I often feel misunderstood about this holiday. You see, my husband and I decided a few years back to "not be around" when it gets here. I love that he understands where I'm coming from and is very cooperative. We have a lot of local friends whose parents live here too. That's not the case for my husband and me. Our parents are back home in Louisiana. So we travel.

The point of writing this is to say that I've learned what I can handle and what I can't. For example, I can't walk into my church on Mother's Day Sunday where all of my friends will be surrounded by their moms and/or their children and I will have neither. Actually, if I'm being honest, what happens is that I get a phone call a few days before asking me if I'll work in the nursery that day. Maybe I'm reading too much into this, but it feels like they don't want to ask any moms to miss out on the special service honoring them so they choose me. It seriously happens every year. No, I don't want to leave them short-handed, but trust me, I put in my time as a volunteer nursery worker during the year! I'm not available to help on Mother's Day because I'm choosing to spend the day with my mother. It's just that simple.

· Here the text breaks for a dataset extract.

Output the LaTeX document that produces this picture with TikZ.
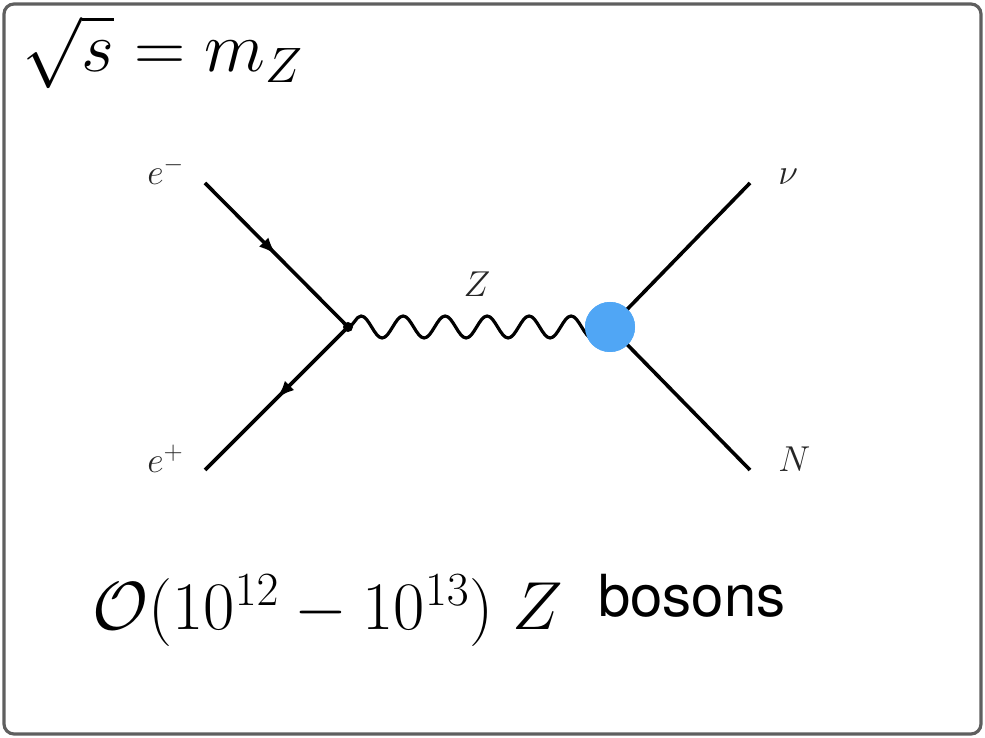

I was talking with a friend recently about this subject. She finds it hard to attend church services on Mother's Day, too, after her mother unexpectedly died a few years ago. I've said this before, but I am constantly reminded that we just don't know where someone might be hurting. I don't think it's right to judge someone for missing church because of a personal reason. Sure, ideally the church would be the first place for a hurting person to go! And I still believe that. But I have learned that the church is made up of imperfect people (including myself). Sometimes I think we could stand to have a little more mercy and a little less criticism.

I love Mother's Day because I love moms! I want to be one someday real soon. Until then, I just need to enjoy the freedom to celebrate it in a way that makes me feel good inside - like honoring my mom.